Women under 60 who’ve recently transitioned into menopause should continue being offered hormone therapy to relieve some of their symptoms, including hot flashes and night sweats, according to findings from a major study published this month in JAMA, the journal of the American Medical Association.
When used in menopause — a term that means someone has gone a full year without having a menstrual period — hormone therapy involves taking estrogen, often in combination with progestin, to help make up for what’s lost when menstruation stops and the ovaries are no longer producing hormones. In the US, the average age of menopause is 51.

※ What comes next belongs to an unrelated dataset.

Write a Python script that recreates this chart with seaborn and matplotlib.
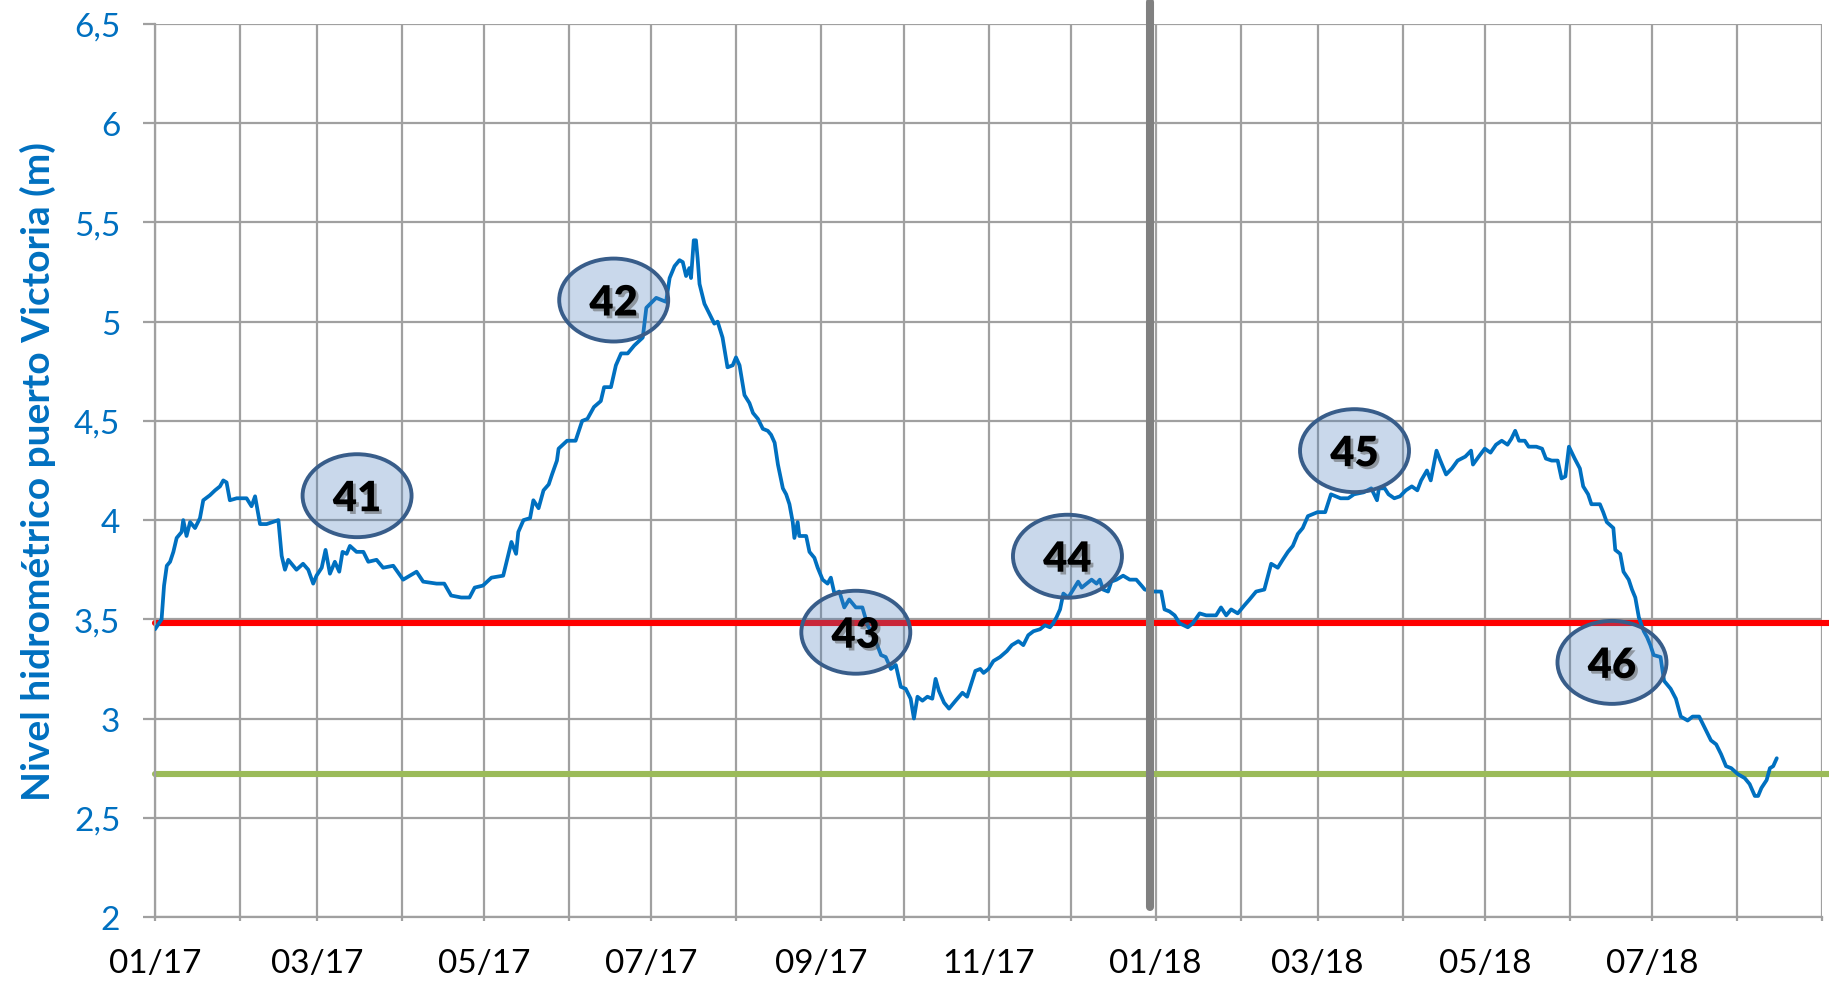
import numpy as np
import pandas as pd
import matplotlib
matplotlib.use('Agg')
import matplotlib.pyplot as plt
import matplotlib.dates as mdates
import matplotlib.patheffects as pe
from matplotlib.patches import Ellipse
from matplotlib.ticker import FixedLocator, FuncFormatter
import seaborn as sns

# ---------------- data ----------------
inicio = '2017-01-01'
# days since 2017-01-01
dias = [0, 2.4, 3.3, 4.3, 5.5, 6.7, 7.9, 9.7, 10.3, 11.5, 12.8, 14.6, 16.4, 17.6, 20, 21.9, 23.7, 24.9,
        26.1, 27.3, 29.8, 33.4, 35.2, 36.5, 38.3, 40.7, 45, 46.2, 47.4, 48.6, 51.6, 54, 55.9, 57.7, 58.9,
        60.8, 62.2, 63.8, 65.6, 67.2, 68.4, 69.9, 71.1, 73.5, 76, 77.8, 80.8, 83.2, 86.9, 90.5, 95.4,
        97.8, 102.7,
        105.5, 108, 111.7, 114.7, 116.6, 119.6, 122.7, 127, 130, 131.7, 132.5, 134.4, 136.8, 138, 139.9,
        141.7, 143.6, 144.8, 146.6, 147.2, 150.3, 153.4, 155.8, 157.7, 160.1, 162.6, 163.8, 166.3, 168.1,
        170, 172.4, 174.8, 177.9,
        179.2, 182.8, 186.4, 187.7, 189.5, 191.3, 192.5, 193.7, 194.9, 195.5, 196.5, 197.3, 197.9, 198.6,
        200.4, 202.2, 204, 205.2, 207, 208.8, 210.7, 211.9,
        213.2, 215, 216.8, 218.1, 219.9, 221.7, 223.5, 224.7, 226, 227.2, 229, 230.2, 231.4, 232.6, 233.2,
        234.4, 235, 237.5, 238.7, 240.5, 241.7, 243.5, 245.3, 246.5, 247.8, 249.6, 251.4, 253.2, 255.6,
        258, 259.9, 262.3, 264.8, 266.5, 268.4, 270.2, 272, 273.8, 275.6, 276.8, 278.1, 279.9, 281.7,
        283.5, 284.7, 285.9, 287.8, 289.6, 292, 294.5, 296.2,
        299.2, 301, 302.2, 304, 305.8, 308.2, 310.7, 312.5, 314.9, 316.7, 318.5, 320.4, 322.8, 324.6,
        326.4, 327.6, 328.8, 330.1, 331.3, 333.1, 334.9, 336.7, 338, 339.8, 341.6, 343.4, 344.6, 345.8,
        347.6, 348.8, 350.7, 353.1, 355.5, 357.9, 359.8, 361, 364.6, 367, 368.2, 370, 371.9, 373.7, 376.7,
        378.5, 381, 383.4, 387, 388.8, 390.7, 392.5, 394.9, 397.3, 399.2, 401.6, 404.6, 407.1, 409.5,
        411.3, 413.2, 415, 416.8, 418.6, 420.5,
        424, 426.8, 428.9, 432.4, 435.2, 437.3, 440.8, 443.6, 445.7, 446.4, 448.5, 449.9, 452, 454.1,
        456.2, 458.4, 460.4, 461.8, 463.9, 465.3, 467.4, 468.8, 470.9, 473, 475.1, 477.9, 480, 480.7,
        482.8, 485, 487.1, 489.1, 491.2, 493.3, 494.7, 496.1, 497.5, 499.6, 501, 503.8, 505.9, 507.3,
        509.4, 511.6, 513, 514.4,
        515.7, 517.8, 519.7, 520.9, 522.7, 523.9, 527, 528.2, 529.5, 531.9, 532.6, 534.4, 535.6, 537.5,
        538.7, 539.9, 541.2, 543, 544.2, 545.4, 546.6, 549.1, 550.4, 552.8, 554.7, 556.5, 559, 560.8,
        563.2, 565.7, 567.5, 569.4, 571.2, 573, 574.9, 577.3, 579.8, 581.6, 583.5, 584.7, 585.9, 587.8,
        589, 590.2, 591.5]
nivel = [3.45, 3.50, 3.67, 3.77, 3.79, 3.84, 3.91, 3.94, 4.0, 3.92, 3.99, 3.96, 4.01, 4.10, 4.125, 4.15,
         4.17, 4.20, 4.19, 4.10, 4.11, 4.11, 4.07, 4.12, 3.98, 3.98, 4.0, 3.82, 3.75, 3.80, 3.75, 3.78, 3.75,
         3.68, 3.72, 3.76, 3.85, 3.73, 3.79, 3.74, 3.84, 3.83, 3.87, 3.84, 3.84, 3.79, 3.80, 3.76, 3.77,
         3.70, 3.74, 3.69, 3.68,
         3.68, 3.62, 3.61, 3.61, 3.66, 3.67, 3.71, 3.72, 3.89, 3.83, 3.94, 4.0, 4.01, 4.10, 4.06, 4.15,
         4.18, 4.23, 4.30, 4.36, 4.40, 4.40, 4.50, 4.51, 4.57, 4.60, 4.67, 4.67, 4.78, 4.84, 4.84, 4.88,
         4.92,
         5.07, 5.12, 5.10, 5.22, 5.28, 5.31, 5.30, 5.23, 5.27, 5.22, 5.41, 5.41, 5.32, 5.19, 5.09, 5.04,
         4.99, 5.0, 4.92, 4.77, 4.78, 4.82,
         4.78, 4.63, 4.59, 4.54, 4.51, 4.46, 4.45, 4.43, 4.39, 4.28, 4.16, 4.13, 4.08, 3.99, 3.91, 3.99,
         3.92, 3.92, 3.84, 3.81, 3.76, 3.70, 3.68, 3.71, 3.63, 3.64, 3.56, 3.60, 3.56, 3.56, 3.47, 3.41,
         3.32, 3.31, 3.25, 3.27, 3.16, 3.15, 3.10, 3.00, 3.11, 3.09, 3.11, 3.10, 3.20, 3.14, 3.08, 3.05,
         3.09, 3.13, 3.11,
         3.24, 3.25, 3.23, 3.25, 3.29, 3.31, 3.34, 3.37, 3.39, 3.37, 3.42, 3.44, 3.45, 3.47, 3.46, 3.48,
         3.51, 3.55, 3.63, 3.61, 3.65, 3.69, 3.66, 3.68, 3.70, 3.68, 3.70, 3.65, 3.64, 3.69, 3.70, 3.72,
         3.70, 3.70, 3.67, 3.65, 3.64, 3.64, 3.55, 3.54, 3.52, 3.48, 3.46, 3.48, 3.53, 3.52, 3.52, 3.56,
         3.52, 3.55, 3.53, 3.57, 3.60, 3.64, 3.65, 3.78, 3.76, 3.80, 3.84, 3.87, 3.93, 3.96, 4.02,
         4.04, 4.04, 4.13, 4.11, 4.11, 4.13, 4.14, 4.16, 4.10, 4.16, 4.16, 4.13, 4.11, 4.12, 4.15, 4.17,
         4.15, 4.20, 4.25, 4.20, 4.35, 4.30, 4.23, 4.26, 4.30, 4.32, 4.35, 4.28, 4.32, 4.36, 4.34, 4.38,
         4.40, 4.38, 4.41, 4.45, 4.40, 4.40, 4.37, 4.37, 4.36, 4.31, 4.30, 4.30, 4.21, 4.22,
         4.37, 4.31, 4.26, 4.17, 4.13, 4.08, 4.08, 4.04, 3.99, 3.96, 3.85, 3.83, 3.74, 3.70, 3.65, 3.61,
         3.51, 3.44, 3.41, 3.37, 3.32, 3.31, 3.19, 3.15, 3.10, 3.01, 2.99, 3.01, 3.01, 2.94, 2.89, 2.87,
         2.82, 2.76, 2.75, 2.72, 2.70, 2.67, 2.61, 2.61, 2.65, 2.69, 2.75, 2.76, 2.80]

nivel_rojo = 3.48
nivel_verde = 2.72
fecha_separador = '2017-12-30'

etiquetas = ['41', '42', '43', '44', '45', '46']
etiq_dias = [73.7, 167.3, 255.6, 332.8, 437.5, 531.4]
etiq_nivel = [4.123, 5.109, 3.435, 3.818, 4.350, 3.283]

fechas_etiquetas_x = ['2017-01-01', '2017-03-01', '2017-05-01', '2017-07-01', '2017-09-01',
                      '2017-11-01', '2018-01-01', '2018-03-01', '2018-05-01', '2018-07-01']
y_ticks = [2, 2.5, 3, 3.5, 4, 4.5, 5, 5.5, 6, 6.5]
titulo_y = 'Nivel hidrométrico puerto Victoria (m)'

# ---------------- figure ----------------
sns.set_theme(style='white')
plt.rcParams['font.family'] = ['Lato', 'DejaVu Sans']

W, H = 1829, 987
fig = plt.figure(figsize=(W / 100, H / 100), dpi=100)
ax = fig.add_axes([155 / W, 1 - 918 / H, 1667 / W, 893 / H])

t0 = pd.Timestamp(inicio)
df = pd.DataFrame({'fecha': t0 + pd.to_timedelta(dias, unit='D'), 'nivel': nivel})
sns.lineplot(data=df, x='fecha', y='nivel', ax=ax, color='#0070C0', lw=2.7, zorder=3)

ax.set_xlim(t0, pd.Timestamp('2018-09-01'))
ax.set_ylim(2, 6.5)

grid_col = '#A0A0A0'
ax.xaxis.set_major_locator(FixedLocator(mdates.date2num(pd.to_datetime(fechas_etiquetas_x))))
ax.xaxis.set_major_formatter(mdates.DateFormatter('%m/%y'))
ax.xaxis.set_minor_locator(mdates.MonthLocator())
ax.yaxis.set_major_locator(FixedLocator(y_ticks))
ax.yaxis.set_major_formatter(FuncFormatter(lambda v, p: f'{v:g}'.replace('.', ',')))

ax.grid(True, which='both', axis='x', color=grid_col, lw=1.6, zorder=0)
ax.grid(True, which='major', axis='y', color=grid_col, lw=1.6, zorder=0)
ax.set_axisbelow(True)

for s in ['top', 'right']:
    ax.spines[s].set_visible(False)
for s in ['left', 'bottom']:
    ax.spines[s].set_color(grid_col)
    ax.spines[s].set_linewidth(1.6)

ax.tick_params(axis='y', which='major', direction='out', length=9, width=1.6, color=grid_col,
               labelsize=24, labelcolor='#0070C0', pad=16, left=True)
ax.tick_params(axis='x', which='both', direction='out', length=3, width=1.6, color=grid_col,
               bottom=True)
ax.tick_params(axis='x', which='major', labelsize=24, labelcolor='black', pad=19)

ax.set_xlabel('')
ax.set_ylabel(titulo_y, fontsize=28, fontweight='bold', color='#0070C0')
ax.yaxis.set_label_coords(-0.0595, 0.5)

# reference lines
ax.axhline(nivel_rojo, xmin=0, xmax=1.004, color='#FF0000', lw=4.4, clip_on=False, zorder=2)
ax.axhline(nivel_verde, xmin=0, xmax=1.004, color='#9BBB59', lw=4.4, clip_on=False, zorder=2)
ax.axvline(pd.Timestamp(fecha_separador), ymin=0.011, ymax=1.025, color='#808080', lw=5.8,
           clip_on=False, zorder=4)

# numbered ellipses
for lab, d, v in zip(etiquetas, etiq_dias, etiq_nivel):
    xc = mdates.date2num(t0 + pd.Timedelta(days=d))
    e = Ellipse((xc, v), width=39.75, height=0.418, facecolor=(79 / 255, 129 / 255, 189 / 255, 0.3),
                edgecolor='#385D8A', lw=2.8, zorder=5)
    ax.add_patch(e)
    ax.text(xc, v, lab, ha='center', va='center_baseline', fontsize=30, fontweight='heavy',
            color='black', zorder=6,
            path_effects=[pe.SimplePatchShadow(offset=(2, -2), shadow_rgbFace='#555555', alpha=0.5),
                          pe.Normal()])

fig.savefig('out.png', dpi=100)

Though the study doesn’t support the use of hormone therapy for reducing the risk of heart disease or other chronic diseases, as has been suggested in some earlier studies, the findings are significant for a couple of reasons. They included information from the Women’s Health Initiative, the largest clinical study of women in the US, which enrolled thousands of women of menopausal age and has followed them for years, studying different aspects of health, like cardiovascular health and other disease risk.
Discussions over the use of hormonal therapy were clouded years earlier, however, when reports from the same ongoing study linked adverse health events in older women to the therapy, prompting many people to lose access to or guidance toward the treatment, without an adequate alternative to relieve some menopause symptoms that can greatly impact quality of life.
The latest findings confirm that, for many women early in their menopause years, the benefits of hormone therapy in relieving distressing symptoms such as hot flashes, night sweats and genital and urinary tract problems, outweigh the risks.
Hormone therapy, or hormone replacement therapy, is a general term that describes someone taking synthetic versions of the hormones the body produces naturally.